MARCO Management Board Member Spotlight – Kristi Lieske, Delaware Alternate
As part of an effort to help MARCO stakeholders and partners get to know members of the MARCO Management Board, the quarterly newsletter has added a new feature – “Spotlight on a Management Board Member.” This month’s spotlight is on the alternative representative from Delaware, Kristi Lieske. Kristi Lieske is also the new MACO Chair as of July 1, 2023!
What is your name?
What is your work title?
What organization do you work for?
Delaware Department of Natural Resources and Environmental Control, Coastal Programs
How many years have you served on the MARCO Management Board?
I have served as the alternate to Management Board member and former Chair, Kim Cole, for two years.
What is your role on the Management Board?
I am the alternate Delaware Management Board member.
What MARCO workgroups do you participate in?
I participate in the Marine Debris Work Group, Offshore Wind Regional Collaboration Work Group, and recently joined the Non-Consumptive Recreation Work Group.
What are your daily job duties?
So many different things! The ocean is a vast resource, providing countless opportunities for us land-dwellers. So I get to spend my days learning about and addressing a diverse set of topics, including marine wildlife, recreation and tourism, and offshore energy, both at the state level and on a regional scale through MARCO. Right now I am leading the effort to develop an Ocean and Bay Plan for Delaware so I am engaging with subject matter experts, as well as the public, on a regular basis.
What are the most fun and the most challenging parts of your job?
The most fun part of my job is connecting with others that have the same passion as I do for preserving the ocean and all it provides for us. It doesn’t matter if it’s an expert in the field or someone who just loves a particular topic, when we can talk about something and their eyes light up as they speak, it’s always a fun and motivating part of my job.
Ensuring all perspectives are heard and feel they’ve been heard and incorporated can be challenging in this position. There can sometimes be competing interests as we demand more from the ocean and it can be tricky to balance those needs. However, we’ve found major benefits to early coordination and engagement with a diverse set of stakeholders to help ensure decisions are inclusive and fair.
Why did you get involved in ocean resource management?
I’ve had a passion for marine life ever since I was a kid and bought my first book called “Baby Whale” by Lynn Wilson from our school’s Scholastic Book Fair. Through college courses at University of Delaware, recognizing the importance of collaborative approaches to find solutions to challenges, my passion evolved into marine resource management. Delaware Coastal Programs offered a way to direct this passion to effect change so that my kid and future generations can enjoy the same things I did.
What is the most pressing ocean resource issue in your state?
Tackling the challenge of protecting Delaware’s marine resources, ecological functions, and ocean uses as there is escalating demand for water space off our coast.

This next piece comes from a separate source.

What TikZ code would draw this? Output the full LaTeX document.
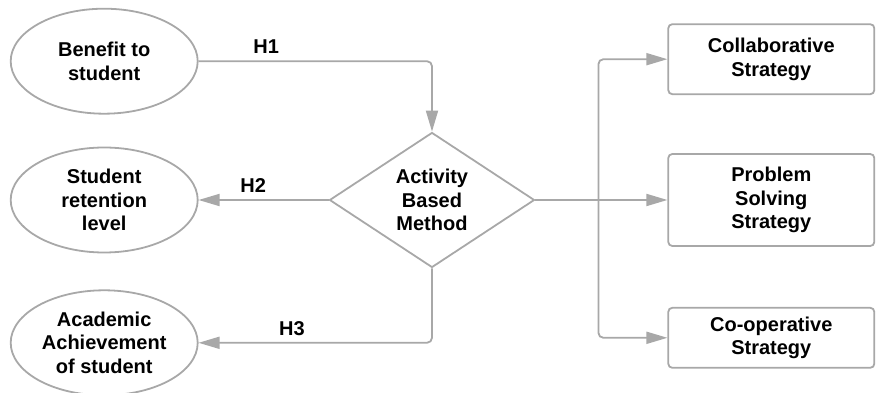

Balancing the needs of Delawareans with the conservation of marine resources requires coordination across state borders so we are very grateful for the opportunity to elevate Delaware’s priorities, along with other states, at a regional level.
What is your hope for the future of ocean resource management?

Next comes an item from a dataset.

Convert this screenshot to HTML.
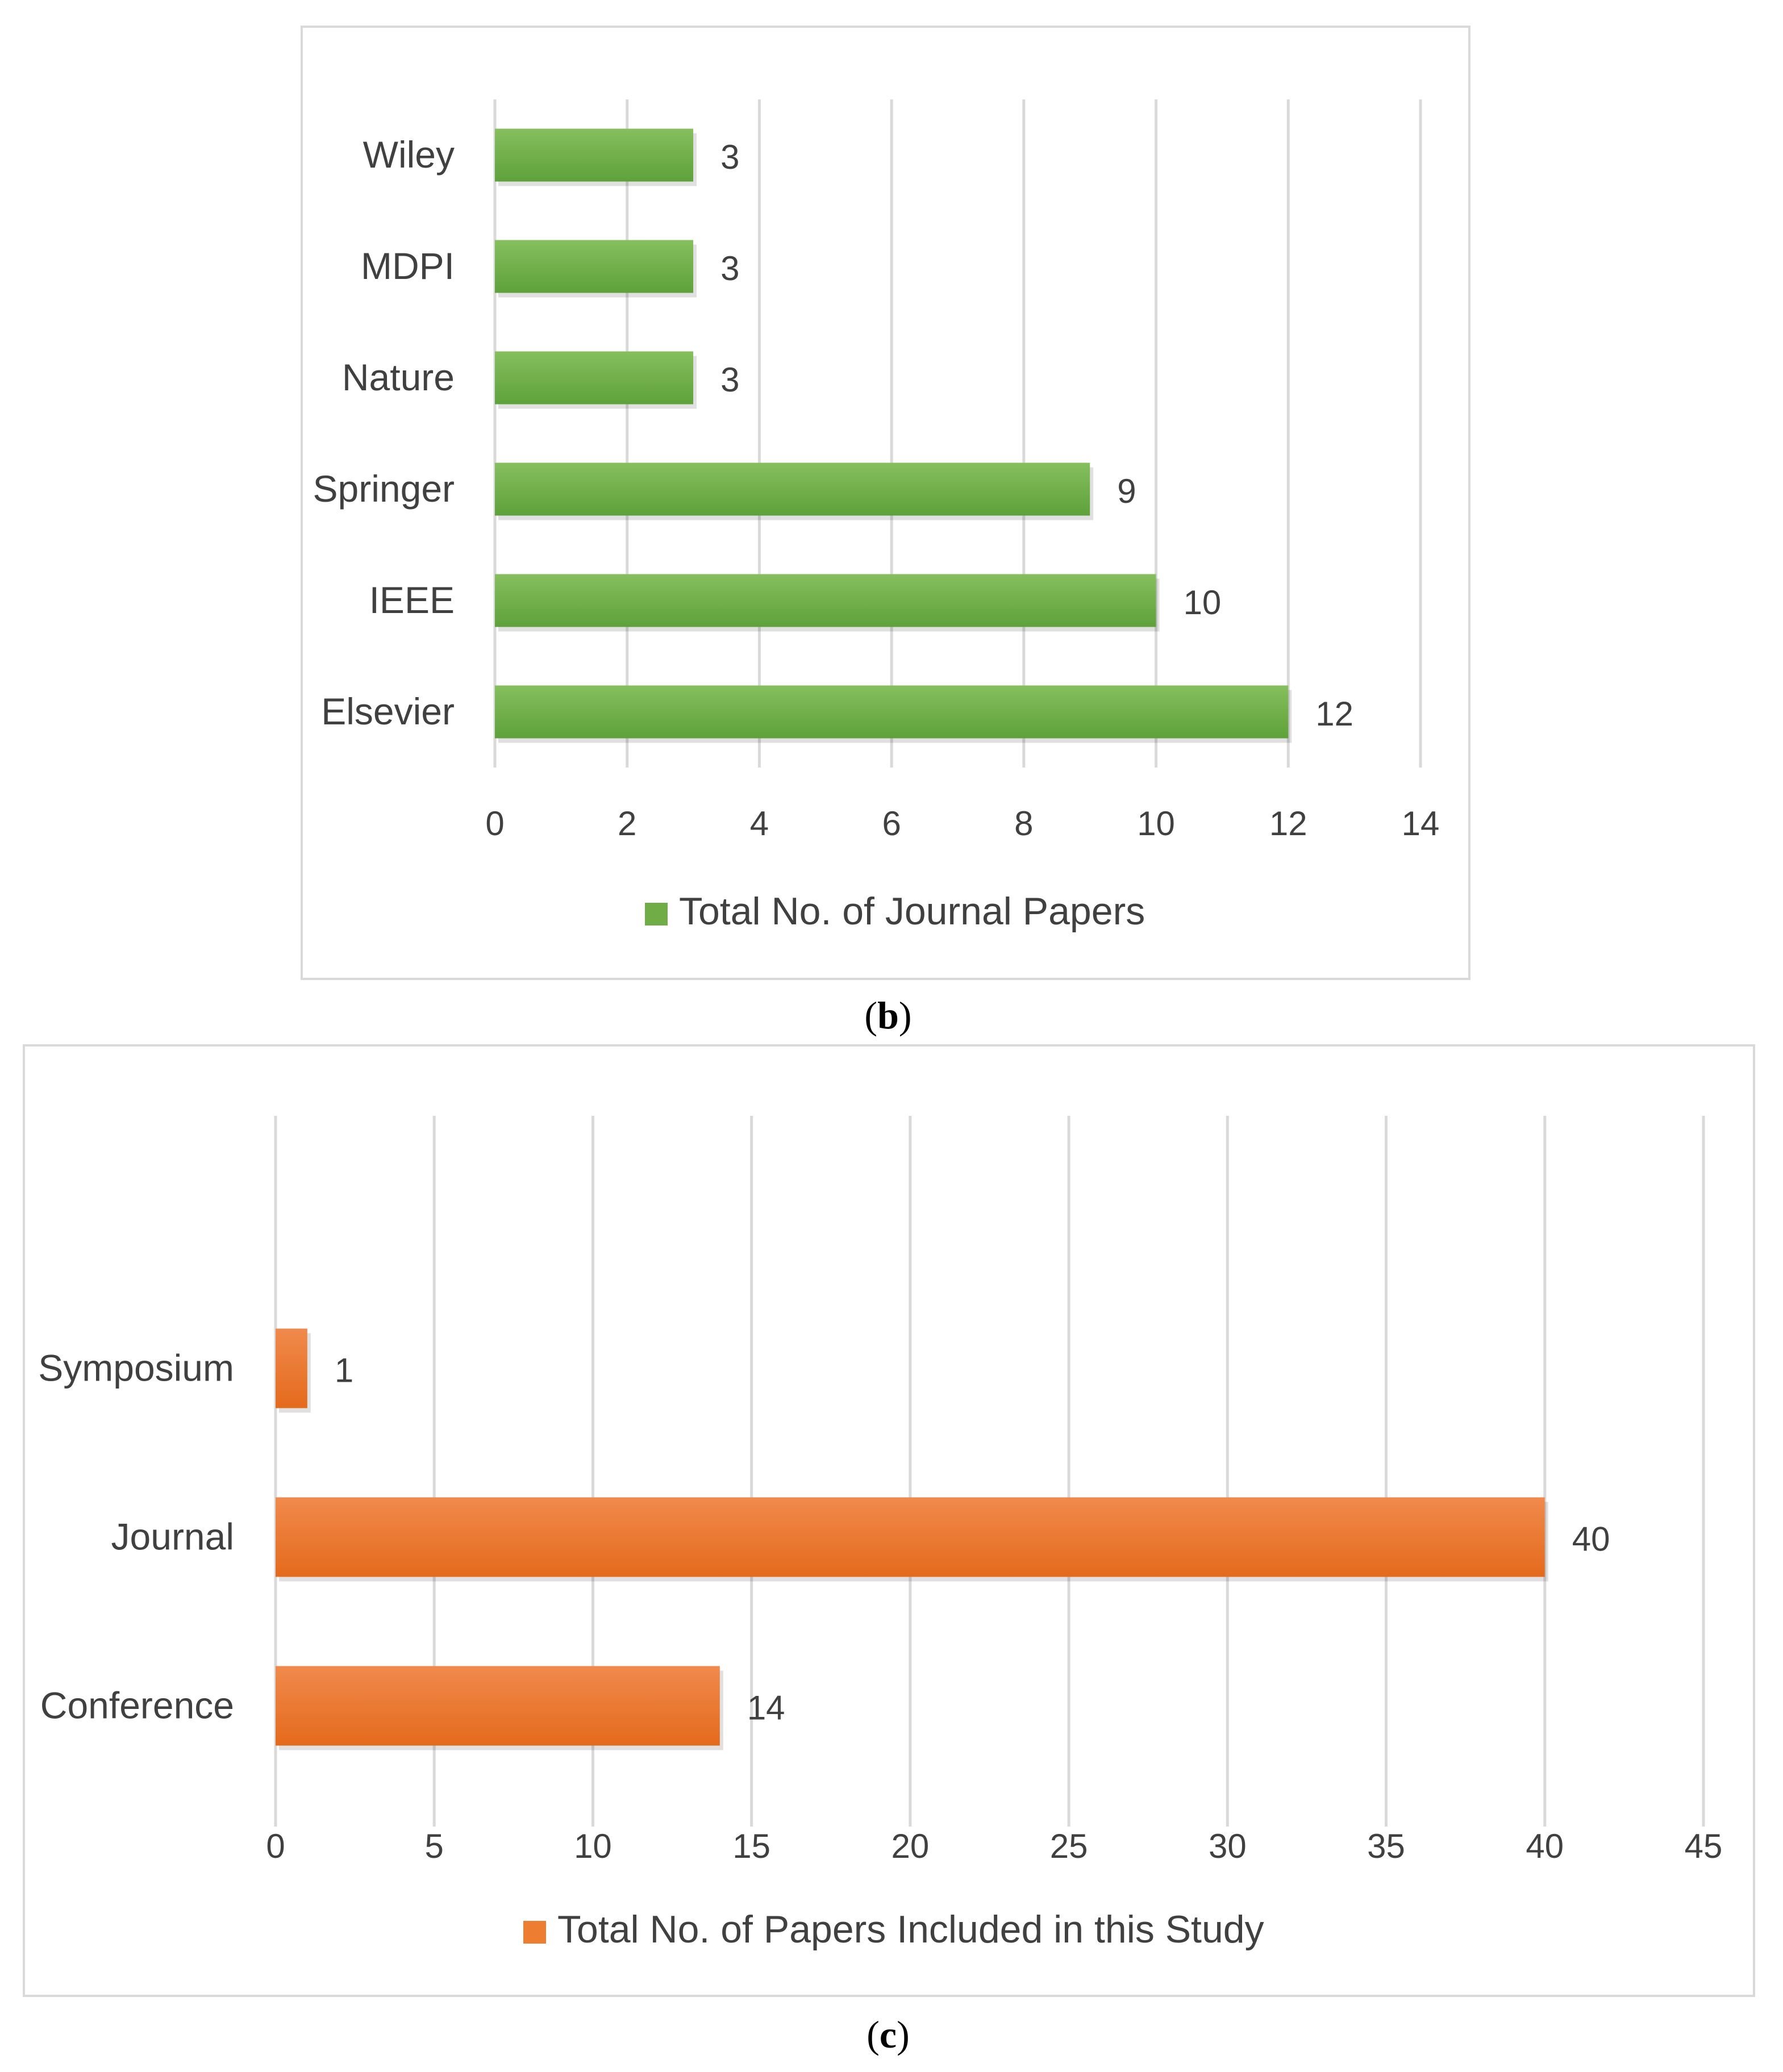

I hope that through relationship building, we can create platforms for dialogue, share information on resource management best practices, and foster collaboration to ensure that decisions are inclusive and informed by diverse perspectives.
MACO Chair Questions
As the newly appointed Chair of MACO, what is your vision for the committee’s role in addressing the pressing environmental challenges facing our oceans?
MACO is special because it’s built up these robust relationships between federal, state, and fishery management agencies, as well as tribal partners. Leveraging the resources of all these partners and engaging in meaningful actions has enabled us to address some of the region’s priority challenges over the years. I’m really looking forward to continuing the momentum that has been built, especially coming off this year’s in-person Forum, to strengthen old relationships and establish new ones. Strong partnerships will help us launch new initiatives to not only address environmental challenges but ensure equity and inclusivity in our planning efforts.
The Mid Atlantic region has a diverse range of stakeholders, from environmentalists to industry representatives. How do you plan to balance their competing interests and ensure effective collaboration?
There’s no easy solution but I think with a holistic, collaborative approach to planning, it is possible to reconcile these sometimes competing interests. Encourage open dialogue, collaboration, and the inclusion of diverse perspectives to find common ground and mutually beneficial solutions. This comes easier when you have strong relationships to build on. Stakeholders need to be asked for their long-term perspective feedback. Considering emerging and potential future uses of ocean space, as well as the cumulative impacts of multiple activities over time and space.
What part of your role as MACO Chair do you feel will be most challenging and the most rewarding?
I think the most challenging part of being MACO Chair will be ensuring that all members and stakeholders see their value in participating and providing input. The stakeholders we engage with have unique perspectives that are incredibly valuable and I want to ensure they know how much we rely on their input to inform our work. Along with this being the most challenging part, I think it will also be the most rewarding, to create an atmosphere that everyone finds value in and recognizes their voice is needed.